PatonLewis avatar Mar 16 '20 18:03 PatonLewis

After all of this time, I understand people don't want to break their existing coding flow, but paginators seem to be really nice, and @grintor 's example worked well for me.

It is really simple, and seems clean because there is only a single line in the for loop, instead of the entire query.

kornpow avatar Oct 15 '21 16:10 kornpow

If botocore insists None should be reserved, I would recommend to provide some botocore native constant value (or a customer configurable constant when creating the client) that represents the ignorable values. For example:

class IGNORABLE:
    def __bool__(self):
        return False

Then when processing API arguments, like here, botocore client can make a deep copy of the arguments to exclude the ignorable values.

There will be some trade-off for deep copy:

  1. If do not do deep copy, but directly remove the argument kwargs, then the argument is mutated, which will surprises users if the argument is reused.
  2. If do deep copy, then it is not efficient especially when the argument takes huge memory.
  3. A trade off between 1 & 3 is to do deep copy only when the ignorable constant exists in the argument, or when users explicitly set some flag in the client.

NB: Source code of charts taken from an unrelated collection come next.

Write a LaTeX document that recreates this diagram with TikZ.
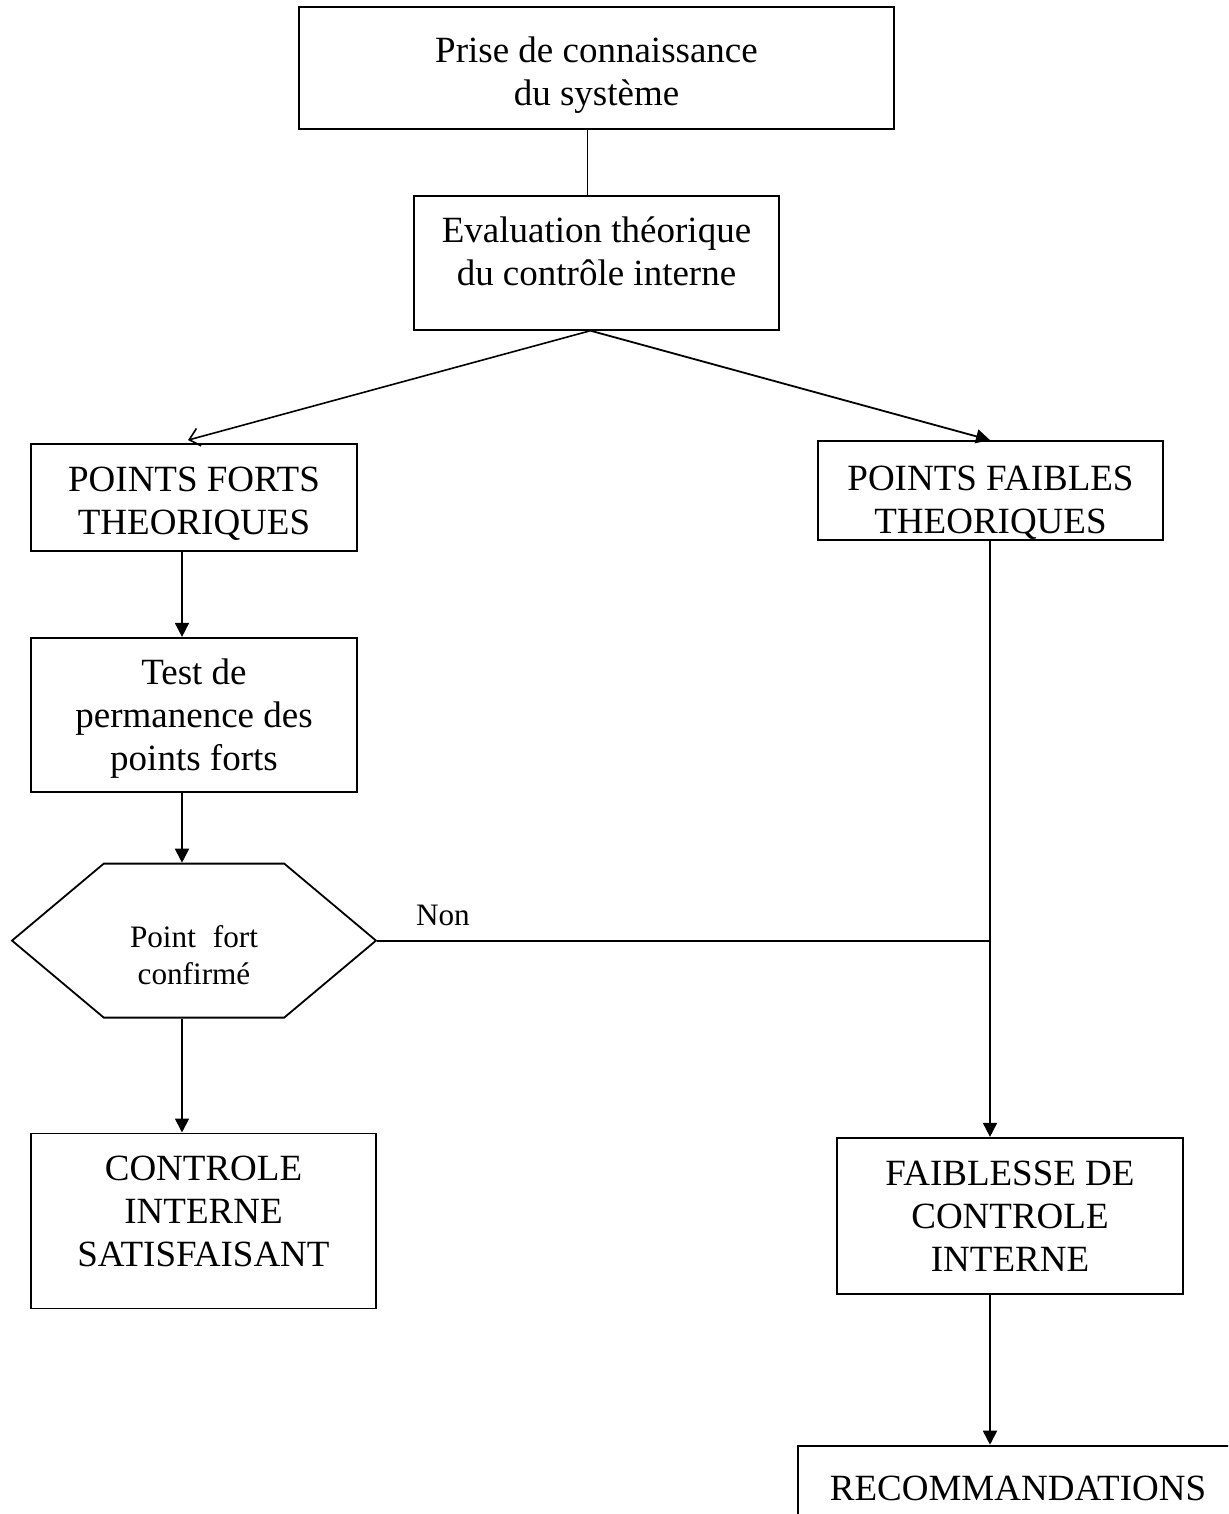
\documentclass[tikz,border=0pt]{standalone}
\usepackage{fontspec}
\setmainfont{Liberation Serif}
\usetikzlibrary{
  arrows.meta,
  positioning, shapes.symbols
}
% text block inside a box, moved up or down without changing its size
\newcommand{\boxtext}[2]{\raisebox{#1}[\height][\depth]{\begin{tabular}{@{}c@{}}#2\end{tabular}}}
\tikzset{
  stepbox/.style={rectangle,draw,line width=0.9pt,align=center,inner sep=2pt,
    font=\fontsize{18.5}{21.5}\selectfont},
  hexbox/.style={signal,signal to=west and east,signal pointer angle=80,draw,
    line width=0.9pt,align=center,inner sep=0pt,minimum width=182pt,minimum height=77pt,
    font=\fontsize{15.6}{18.5}\selectfont},
  arr/.style={-{Triangle[length=7pt,width=7pt]},line width=0.9pt},
  barb/.style={-{Straight Barb[length=5pt,width=9pt]},line width=0.8pt},
  link/.style={line width=0.9pt}
}

\begin{document}
\begin{tikzpicture}[x=0.5pt,y=-0.5pt]
  \clip (0,0) rectangle (1228,1514);

  % column guides
  \coordinate (lcol) at (182,0);
  \coordinate (rcol) at (990,0);

  % top of the chart
  \node[stepbox,minimum width=297.5pt,minimum height=61pt] at (596.5,68)
    (prise) {\boxtext{-3.5pt}{Prise de connaissance\\du système}};
  \node[stepbox,minimum width=182.5pt,minimum height=67pt,below=32.5pt of prise]
    (eval) {\boxtext{3.5pt}{Evaluation théorique\\du contrôle interne}};

  \draw[link] ([xshift=-4.5pt]prise.south) -- ([xshift=-4.5pt]eval.north);

  % left column: points forts
  \node[stepbox,minimum width=163pt,minimum height=53.5pt] at (194,497.5)
    (pfort) {\boxtext{-3.5pt}{POINTS FORTS\\THEORIQUES}};
  \node[stepbox,minimum width=163pt,minimum height=77pt,below=42.5pt of pfort]
    (test) {\boxtext{-2pt}{Test de\\permanence des\\points forts}};
  \node[hexbox,below=35pt of test] (conf) {\boxtext{-9pt}{Point\hspace{8.5pt}fort\\confirmé}};
  \node[stepbox,minimum width=172.5pt,minimum height=87.5pt,below=57pt of conf,xshift=4.75pt]
    (ctrl) {\boxtext{3pt}{CONTROLE\\INTERNE\\SATISFAISANT}};

  \draw[barb] ([xshift=-3pt]eval.south) -- ([xshift=-3pt,yshift=1.5pt]pfort.north);
  \draw[arr] (pfort.south -| lcol) -- (test.north -| lcol);
  \draw[arr] (test.south -| lcol) -- (conf.north -| lcol);
  \draw[arr] (conf.south -| lcol) -- (ctrl.north -| lcol);

  % right column: points faibles
  \node[stepbox,minimum width=172.5pt,minimum height=49.5pt] at (990.5,490.5)
    (pfai) {\boxtext{-6.5pt}{POINTS FAIBLES\\THEORIQUES}};
  \node[stepbox,minimum width=173pt,minimum height=78pt,below=298pt of pfai,xshift=9.75pt]
    (faib) {FAIBLESSE DE\\CONTROLE\\INTERNE};
  \node[stepbox,minimum width=220pt,minimum height=43pt,below=75pt of faib,xshift=4pt]
    (reco) {RECOMMANDATIONS};

  \draw[arr] ([xshift=-3pt]eval.south) -- (pfai.north -| rcol);
  \draw[arr] (pfai.south -| rcol) -- (faib.north -| rcol);
  \draw[arr] (faib.south -| rcol) -- (reco.north -| rcol);

  \draw[link] (conf.east) -- (conf.east -| rcol)
    node[pos=0.107,above=3.5pt,font=\fontsize{15.6}{18.5}\selectfont] {Non};

\end{tikzpicture}
\end{document}
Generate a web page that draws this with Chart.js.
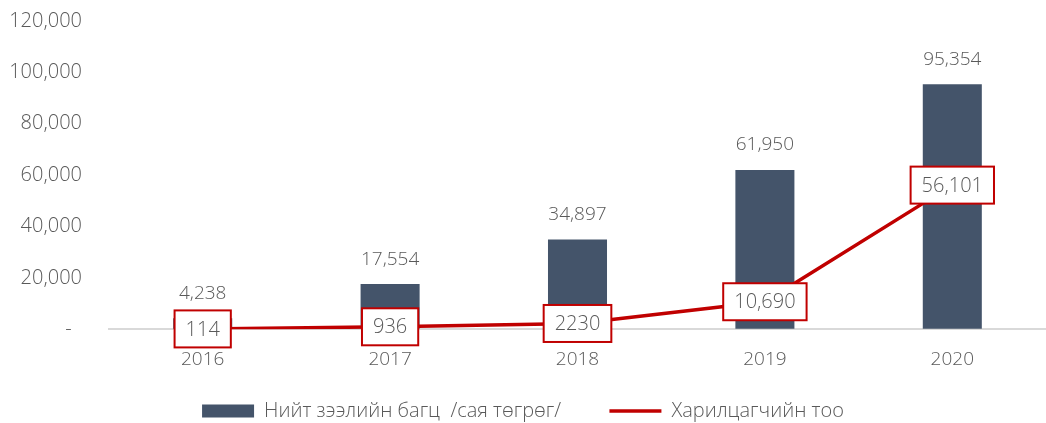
<!DOCTYPE html>
<html>
<head>
<meta charset="utf-8">
<script src="https://cdn.jsdelivr.net/npm/chart.js@4/dist/chart.umd.min.js"></script>
<style>
  html, body { margin: 0; padding: 0; background: #fff; }
  #wrap { width: 1046px; height: 423px; position: relative; }
</style>
</head>
<body>
<div id="wrap"><canvas id="c"></canvas></div>
<script>
const YEARS = ['2016', '2017', '2018', '2019', '2020'];
const LOAN_TOTAL = [4238, 17554, 34897, 61950, 95354];
const CUSTOMERS = [114, 936, 2230, 10690, 56101];
const CUSTOMER_LABELS = ['114', '936', '2230', '10,690', '56,101'];
const Y_TICKS = [0, 20000, 40000, 60000, 80000, 100000, 120000];

const FONT = '"Open Sans", Roboto, sans-serif';
const TEXT = '#595959';
const BAR = '#44546a';
const RED = '#c00000';

const fmt = v => v.toLocaleString('en-US');

// value labels: above bars, boxed on the line
const labelPlugin = {
  id: 'labels',
  afterDatasetsDraw(chart) {
    const ctx = chart.ctx;
    ctx.save();
    ctx.textAlign = 'center';
    ctx.textBaseline = 'middle';

    ctx.font = '300 19px ' + FONT;
    ctx.fillStyle = TEXT;
    chart.getDatasetMeta(0).data.forEach((bar, i) => {
      ctx.fillText(fmt(LOAN_TOTAL[i]), bar.x, bar.y - 25);
    });

    ctx.font = '300 20px ' + FONT;
    chart.getDatasetMeta(1).data.forEach((pt, i) => {
      const txt = CUSTOMER_LABELS[i];
      const w = ctx.measureText(txt).width + 22;
      const h = 37;
      ctx.fillStyle = '#fff';
      ctx.fillRect(pt.x - w / 2, pt.y - h / 2, w, h);
      ctx.strokeStyle = RED;
      ctx.lineWidth = 2;
      ctx.strokeRect(pt.x - w / 2, pt.y - h / 2, w, h);
      ctx.fillStyle = TEXT;
      ctx.fillText(txt, pt.x, pt.y + 1);
    });
    ctx.restore();
  }
};

new Chart(document.getElementById('c'), {
  data: {
    labels: YEARS,
    datasets: [
      {
        type: 'bar',
        label: 'Нийт зээлийн багц  /сая төгрөг/',
        data: LOAN_TOTAL,
        backgroundColor: BAR,
        barPercentage: 0.315,
        categoryPercentage: 1,
        order: 2,
      },
      {
        type: 'line',
        label: 'Харилцагчийн тоо',
        data: CUSTOMERS,
        borderColor: RED,
        backgroundColor: RED,
        borderWidth: 3.5,
        pointRadius: 0,
        tension: 0,
        order: 1,
      },
    ],
  },
  options: {
    responsive: true,
    maintainAspectRatio: false,
    animation: false,
    layout: { padding: { left: 0, right: 0, top: 21, bottom: -8 } },
    plugins: {
      tooltip: { enabled: false },
      legend: {
        position: 'bottom',
        labels: {
          color: TEXT,
          font: { family: FONT, size: 20, weight: 300 },
          usePointStyle: true,
          pointStyleWidth: 52,
          boxHeight: 13,
          padding: 12,
          generateLabels(chart) {
            // extra trailing spaces widen the gap between the two entries
            return chart.data.datasets.map((ds, i) => ({
              text: ds.type === 'bar' ? ds.label + '       ' : ds.label,
              fillStyle: ds.type === 'bar' ? BAR : RED,
              strokeStyle: ds.type === 'bar' ? BAR : RED,
              lineWidth: ds.type === 'bar' ? 0 : 3.5,
              pointStyle: ds.type === 'bar' ? 'rect' : 'line',
              fontColor: TEXT,
              datasetIndex: i,
              hidden: false,
            }));
          },
        },
      },
    },
    scales: {
      x: {
        grid: { display: false },
        border: { display: true, color: '#d9d9d9', width: 2 },
        afterFit(scale) { scale.height += 7; },
        ticks: { color: TEXT, font: { family: FONT, size: 19, weight: 300 }, padding: 11 },
      },
      y: {
        min: 0,
        max: 120000,
        // invisible tick marks make the gap between labels and plot
        grid: { display: true, drawOnChartArea: false, color: 'transparent', tickLength: 27 },
        border: { display: false },
        afterBuildTicks(scale) { scale.ticks = Y_TICKS.map(v => ({ value: v })); },
        afterFit(scale) { scale.width = 109; },
        ticks: {
          color: TEXT,
          font: { family: FONT, size: 20, weight: 300 },
          padding: 0,
          callback: v => (v === 0 ? '-  ' : fmt(v)),
        },
      },
    },
  },
  plugins: [labelPlugin],
});
</script>
</body>
</html>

kaiwensun avatar Jul 15 '22 05:07 kaiwensun

Enable ExclusiveStartKey = None for first call to table.Query

+1, accept None value make this parameter human facing. Otherwise the code will look like shit when using ExclusiveStartKey:

        if nextToken:
            response = table.query(TableName=TABLE_NAME,
                                   Select='ALL_ATTRIBUTES',
                                   Limit=limit,
                                   ExclusiveStartKey=nextToken,
                                   KeyConditionExpression=Key('id').eq(id) & Key('time').between(startTime, endTime))
        else:
            response = table.query(TableName=TABLE_NAME,
                                   Select='ALL_ATTRIBUTES',
                                   Limit=limit,
                                   KeyConditionExpression=Key('id').eq(id) & Key('time').between(startTime, endTime))

Anyway, parameter design should consider the users, regardless of whether they are reserved or not. There is no need to provide elaborate justifications, simply make the necessary changes.

ufosaga avatar Jun 29 '23 15:06 ufosaga

If using a paginator is the way to do pagination, then why do we have the LEK/ESK stuff at all? Using it needlessly complicates what should be very simple code, leading to duplication and potential bugs.

vin avatar Oct 17 '23 16:10 vin

+1 This is just ridiculous. Here is my workaround with iterators:

def iterate_query(table: dynamo.Table, **query_params):
    response = None
    page_params = {}

    while not response or page_params.get("ExclusiveStartKey"):
        response = table.query(**query_params, **page_params)
        page_params["ExclusiveStartKey"] = response.get("LastEvaluatedKey")
        yield response

The function can be used like this:

for page in iterate_query(table, **query_params):
    items = page["Items"]
    ...

Personally, I don't really care about ExclusiveStartKey. There should be a straightforward pythonic way how to do this without thinking about it too much. I am sorry, but paginators look like something you would need in Java. Ideally, I would like to call something like this:


for page in table.iter_query(**my_query_params):
    items = page["Items"]
    ...

poncovka avatar Apr 11 '24 07:04 poncovka